- _Written request_: Reproduce the listing below in full and without alteration, apart from its pictures.

- _Material shown_:
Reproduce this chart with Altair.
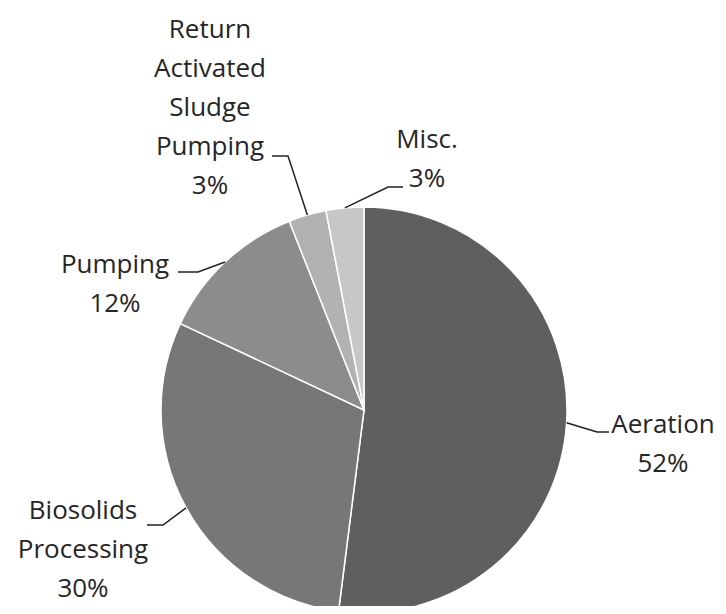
import math
import altair as alt
import pandas as pd

# ---- data ----
categories = ["Aeration", "Biosolids Processing", "Pumping",
              "Return Activated Sludge Pumping", "Misc."]
label_text = ["Aeration\n52%", "Biosolids\nProcessing\n30%", "Pumping\n12%",
              "Return\nActivated\nSludge\nPumping\n3%", "Misc.\n3%"]
values = [52, 30, 12, 3, 3]
colors = ["#5f5f5f", "#777777", "#8c8c8c", "#b2b2b2", "#c7c7c7"]

# ---- layout (chart pixel coords; page minus 8px margin) ----
M = 8
CX, CY, R = 364 - M, 410 - M, 203
# label anchor: (center x, first-line baseline y)
label_pos = {
    "Aeration": (663, 433),
    "Biosolids Processing": (83, 519),
    "Pumping": (115, 273),
    "Return Activated Sludge Pumping": (210, 38),
    "Misc.": (427, 148),
}
# leader line: label end point, elbow point
leader_pts = {
    "Aeration": [(609, 432), (597, 432)],
    "Biosolids Processing": [(147, 525), (163, 525)],
    "Pumping": [(178, 272), (198, 272)],
    "Return Activated Sludge Pumping": [(272, 156), (288, 156)],
    "Misc.": [(403, 187), (388, 187)],
}

df = pd.DataFrame({"category": categories, "value": values,
                   "order": list(range(len(categories))), "label": label_text})

# compute pie-side anchors from the data
total = sum(values)
cum = 0
line_rows = []
text_rows = []
for cat, v, lab in zip(categories, values, label_text):
    mid = (cum + v / 2) / total * 2 * math.pi
    cum += v
    ax = CX + R * math.sin(mid)
    ay = CY - R * math.cos(mid)
    p1, p2 = leader_pts[cat]
    line_rows.append({"category": cat, "k": 0, "x": p1[0] - M, "y": p1[1] - M})
    line_rows.append({"category": cat, "k": 1, "x": p2[0] - M, "y": p2[1] - M})
    line_rows.append({"category": cat, "k": 2, "x": ax, "y": ay})
    lx, ly = label_pos[cat]
    text_rows.append({"category": cat, "label": lab, "x": lx - M, "y": ly - M})

lines_df = pd.DataFrame(line_rows)
text_df = pd.DataFrame(text_rows)

pie = alt.Chart(df).mark_arc(outerRadius=R, stroke="white", strokeWidth=1.5).encode(
    theta=alt.Theta("value:Q", stack=True),
    color=alt.Color("category:N", scale=alt.Scale(domain=categories, range=colors), legend=None),
    order=alt.Order("order:Q"),
    x=alt.value(CX),
    y=alt.value(CY),
)

leaders = alt.Chart(lines_df).mark_line(color="#222222", strokeWidth=1.5).encode(
    x=alt.X("x:Q", scale=None),
    y=alt.Y("y:Q", scale=None),
    detail="category:N",
    order="k:Q",
)

labels = alt.Chart(text_df).mark_text(
    font="Open Sans", fontSize=26, color="#262626", align="center",
    baseline="alphabetic", lineBreak="\n", lineHeight=39,
).encode(
    x=alt.X("x:Q", scale=None),
    y=alt.Y("y:Q", scale=None),
    text="label:N",
)

chart = alt.layer(pie, leaders, labels).properties(
    width=710, height=598, autosize=alt.AutoSizeParams(type="none"), padding=0
).configure_view(stroke=None)

chart.save("out.html", embed_options={"renderer": "svg", "actions": False})
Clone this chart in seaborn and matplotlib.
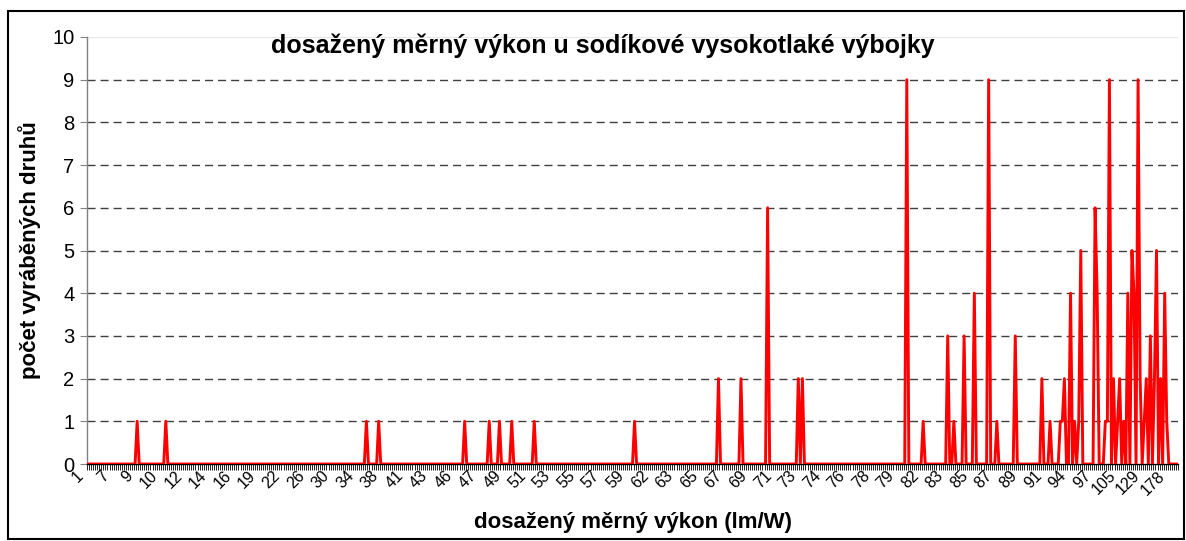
import numpy as np
import pandas as pd
import seaborn as sns
import matplotlib.pyplot as plt
import matplotlib.transforms as mtransforms
from matplotlib.patches import Rectangle
from matplotlib.ticker import FixedLocator

# category axis: one category per lamp type, labels shown every 12th category
n_categories = 533
tick_labels = ['1', '7', '9', '10', '12', '14', '16', '19', '22', '26', '30', '34', '38', '41', '43',
               '46', '47', '49', '51', '53', '55', '57', '59', '62', '63', '65', '67', '69', '71', '73',
               '74', '76', '78', '79', '82', '83', '85', '87', '89', '91', '94', '97', '105', '129', '178']
label_step = 12

# non-zero points (category index, count)
spike_pos = [24, 38, 136, 142, 184, 196, 201, 207, 218, 267, 308, 319, 332, 347, 349,
             400, 408, 420, 423, 428, 433, 440, 444, 453,
             466, 470, 475, 476, 477, 480, 482, 484, 485, 492, 493, 497, 498, 499,
             501, 503, 504, 506, 508, 510, 511, 513, 514, 516, 517, 519, 521,
             522, 524, 526, 527]
spike_val = [1, 1, 1, 1, 1, 1, 1, 1, 1, 1, 2, 2, 6, 2, 2,
             9, 1, 3, 1, 3, 4, 9, 1, 3,
             2, 1, 1, 1, 2, 4, 1, 1, 5, 6, 4, 1, 1, 9,
             2, 1, 2, 1, 4, 5, 4, 9, 2, 1, 2, 3, 2,
             5, 2, 4, 1]

counts = np.zeros(n_categories)
counts[spike_pos] = spike_val
df = pd.DataFrame({'cat': np.arange(n_categories), 'count': counts})

sns.set_style('white')
plt.rcParams['font.family'] = ['Liberation Sans', 'DejaVu Sans']
plt.rcParams['text.color'] = 'black'
plt.rcParams['xtick.color'] = 'black'
plt.rcParams['ytick.color'] = 'black'
plt.rcParams['axes.labelcolor'] = 'black'

fig = plt.figure(figsize=(11.86, 5.41), dpi=100)
ax = fig.add_axes([87 / 1186, 77 / 541, 1091 / 1186, 427 / 541])

for y in range(1, 10):
    ax.axhline(y, color='#404040', lw=1, linestyle=(0, (5.8, 3.6)), zorder=1)
ax.axhline(10, color='#e6e6e6', lw=0.8, zorder=1)

sns.lineplot(data=df, x='cat', y='count', color='#ff0000', lw=2.1, ax=ax, zorder=3)

ax.set_xlim(-0.5, n_categories - 0.5)
ax.set_ylim(0, 10)
ax.set_yticks(range(0, 11))
ax.tick_params(axis='y', length=5, width=0.8, color='#808080', labelcolor='black', labelsize=14.5, pad=4, left=True)

ax.set_xticks(np.arange(len(tick_labels)) * label_step)
ax.set_xticklabels(tick_labels, rotation=45, ha='right', rotation_mode='anchor', fontsize=11.5)
ax.xaxis.set_minor_locator(FixedLocator(np.arange(-0.5, n_categories, 1)))
ax.tick_params(axis='x', which='major', length=0, pad=3, labelcolor='black')
ax.tick_params(axis='x', which='minor', length=4, width=0.6, color='black', bottom=True)
shift = mtransforms.ScaledTranslation(-12 / 100, 0, fig.dpi_scale_trans)
for lbl in ax.get_xticklabels():
    lbl.set_transform(lbl.get_transform() + shift)

for side in ['top', 'right']:
    ax.spines[side].set_visible(False)
ax.spines['left'].set_color('#808080')
ax.spines['left'].set_linewidth(1)
ax.spines['bottom'].set_color('black')
ax.spines['bottom'].set_linewidth(1)

ax.set_xlabel('dosažený měrný výkon (lm/W)', fontsize=16, fontweight='bold', labelpad=10)
ax.set_ylabel('počet vyráběných druhů', fontsize=16, fontweight='bold', labelpad=8)
fig.text(603 / 1186, 1 - 46 / 541, 'dosažený měrný výkon u sodíkové vysokotlaké výbojky',
         ha='center', va='center', fontsize=18, fontweight='bold')

fig.patches.append(Rectangle((8 / 1186, 2 / 541), 1176 / 1186, 528 / 541, transform=fig.transFigure,
                             fill=False, edgecolor='black', lw=1.5))

fig.savefig('out.png', dpi=100)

- _Answer to this exercise_:
Reproduce this chart with Altair.
import math
import altair as alt
import pandas as pd

# ---- data ----
categories = ["Aeration", "Biosolids Processing", "Pumping",
              "Return Activated Sludge Pumping", "Misc."]
label_text = ["Aeration\n52%", "Biosolids\nProcessing\n30%", "Pumping\n12%",
              "Return\nActivated\nSludge\nPumping\n3%", "Misc.\n3%"]
values = [52, 30, 12, 3, 3]
colors = ["#5f5f5f", "#777777", "#8c8c8c", "#b2b2b2", "#c7c7c7"]

# ---- layout (chart pixel coords; page minus 8px margin) ----
M = 8
CX, CY, R = 364 - M, 410 - M, 203
# label anchor: (center x, first-line baseline y)
label_pos = {
    "Aeration": (663, 433),
    "Biosolids Processing": (83, 519),
    "Pumping": (115, 273),
    "Return Activated Sludge Pumping": (210, 38),
    "Misc.": (427, 148),
}
# leader line: label end point, elbow point
leader_pts = {
    "Aeration": [(609, 432), (597, 432)],
    "Biosolids Processing": [(147, 525), (163, 525)],
    "Pumping": [(178, 272), (198, 272)],
    "Return Activated Sludge Pumping": [(272, 156), (288, 156)],
    "Misc.": [(403, 187), (388, 187)],
}

df = pd.DataFrame({"category": categories, "value": values,
                   "order": list(range(len(categories))), "label": label_text})

# compute pie-side anchors from the data
total = sum(values)
cum = 0
line_rows = []
text_rows = []
for cat, v, lab in zip(categories, values, label_text):
    mid = (cum + v / 2) / total * 2 * math.pi
    cum += v
    ax = CX + R * math.sin(mid)
    ay = CY - R * math.cos(mid)
    p1, p2 = leader_pts[cat]
    line_rows.append({"category": cat, "k": 0, "x": p1[0] - M, "y": p1[1] - M})
    line_rows.append({"category": cat, "k": 1, "x": p2[0] - M, "y": p2[1] - M})
    line_rows.append({"category": cat, "k": 2, "x": ax, "y": ay})
    lx, ly = label_pos[cat]
    text_rows.append({"category": cat, "label": lab, "x": lx - M, "y": ly - M})

lines_df = pd.DataFrame(line_rows)
text_df = pd.DataFrame(text_rows)

pie = alt.Chart(df).mark_arc(outerRadius=R, stroke="white", strokeWidth=1.5).encode(
    theta=alt.Theta("value:Q", stack=True),
    color=alt.Color("category:N", scale=alt.Scale(domain=categories, range=colors), legend=None),
    order=alt.Order("order:Q"),
    x=alt.value(CX),
    y=alt.value(CY),
)

leaders = alt.Chart(lines_df).mark_line(color="#222222", strokeWidth=1.5).encode(
    x=alt.X("x:Q", scale=None),
    y=alt.Y("y:Q", scale=None),
    detail="category:N",
    order="k:Q",
)

labels = alt.Chart(text_df).mark_text(
    font="Open Sans", fontSize=26, color="#262626", align="center",
    baseline="alphabetic", lineBreak="\n", lineHeight=39,
).encode(
    x=alt.X("x:Q", scale=None),
    y=alt.Y("y:Q", scale=None),
    text="label:N",
)

chart = alt.layer(pie, leaders, labels).properties(
    width=710, height=598, autosize=alt.AutoSizeParams(type="none"), padding=0
).configure_view(stroke=None)

chart.save("out.html", embed_options={"renderer": "svg", "actions": False})
Clone this chart in seaborn and matplotlib.
import numpy as np
import pandas as pd
import seaborn as sns
import matplotlib.pyplot as plt
import matplotlib.transforms as mtransforms
from matplotlib.patches import Rectangle
from matplotlib.ticker import FixedLocator

# category axis: one category per lamp type, labels shown every 12th category
n_categories = 533
tick_labels = ['1', '7', '9', '10', '12', '14', '16', '19', '22', '26', '30', '34', '38', '41', '43',
               '46', '47', '49', '51', '53', '55', '57', '59', '62', '63', '65', '67', '69', '71', '73',
               '74', '76', '78', '79', '82', '83', '85', '87', '89', '91', '94', '97', '105', '129', '178']
label_step = 12

# non-zero points (category index, count)
spike_pos = [24, 38, 136, 142, 184, 196, 201, 207, 218, 267, 308, 319, 332, 347, 349,
             400, 408, 420, 423, 428, 433, 440, 444, 453,
             466, 470, 475, 476, 477, 480, 482, 484, 485, 492, 493, 497, 498, 499,
             501, 503, 504, 506, 508, 510, 511, 513, 514, 516, 517, 519, 521,
             522, 524, 526, 527]
spike_val = [1, 1, 1, 1, 1, 1, 1, 1, 1, 1, 2, 2, 6, 2, 2,
             9, 1, 3, 1, 3, 4, 9, 1, 3,
             2, 1, 1, 1, 2, 4, 1, 1, 5, 6, 4, 1, 1, 9,
             2, 1, 2, 1, 4, 5, 4, 9, 2, 1, 2, 3, 2,
             5, 2, 4, 1]

counts = np.zeros(n_categories)
counts[spike_pos] = spike_val
df = pd.DataFrame({'cat': np.arange(n_categories), 'count': counts})

sns.set_style('white')
plt.rcParams['font.family'] = ['Liberation Sans', 'DejaVu Sans']
plt.rcParams['text.color'] = 'black'
plt.rcParams['xtick.color'] = 'black'
plt.rcParams['ytick.color'] = 'black'
plt.rcParams['axes.labelcolor'] = 'black'

fig = plt.figure(figsize=(11.86, 5.41), dpi=100)
ax = fig.add_axes([87 / 1186, 77 / 541, 1091 / 1186, 427 / 541])

for y in range(1, 10):
    ax.axhline(y, color='#404040', lw=1, linestyle=(0, (5.8, 3.6)), zorder=1)
ax.axhline(10, color='#e6e6e6', lw=0.8, zorder=1)

sns.lineplot(data=df, x='cat', y='count', color='#ff0000', lw=2.1, ax=ax, zorder=3)

ax.set_xlim(-0.5, n_categories - 0.5)
ax.set_ylim(0, 10)
ax.set_yticks(range(0, 11))
ax.tick_params(axis='y', length=5, width=0.8, color='#808080', labelcolor='black', labelsize=14.5, pad=4, left=True)

ax.set_xticks(np.arange(len(tick_labels)) * label_step)
ax.set_xticklabels(tick_labels, rotation=45, ha='right', rotation_mode='anchor', fontsize=11.5)
ax.xaxis.set_minor_locator(FixedLocator(np.arange(-0.5, n_categories, 1)))
ax.tick_params(axis='x', which='major', length=0, pad=3, labelcolor='black')
ax.tick_params(axis='x', which='minor', length=4, width=0.6, color='black', bottom=True)
shift = mtransforms.ScaledTranslation(-12 / 100, 0, fig.dpi_scale_trans)
for lbl in ax.get_xticklabels():
    lbl.set_transform(lbl.get_transform() + shift)

for side in ['top', 'right']:
    ax.spines[side].set_visible(False)
ax.spines['left'].set_color('#808080')
ax.spines['left'].set_linewidth(1)
ax.spines['bottom'].set_color('black')
ax.spines['bottom'].set_linewidth(1)

ax.set_xlabel('dosažený měrný výkon (lm/W)', fontsize=16, fontweight='bold', labelpad=10)
ax.set_ylabel('počet vyráběných druhů', fontsize=16, fontweight='bold', labelpad=8)
fig.text(603 / 1186, 1 - 46 / 541, 'dosažený měrný výkon u sodíkové vysokotlaké výbojky',
         ha='center', va='center', fontsize=18, fontweight='bold')

fig.patches.append(Rectangle((8 / 1186, 2 / 541), 1176 / 1186, 528 / 541, transform=fig.transFigure,
                             fill=False, edgecolor='black', lw=1.5))

fig.savefig('out.png', dpi=100)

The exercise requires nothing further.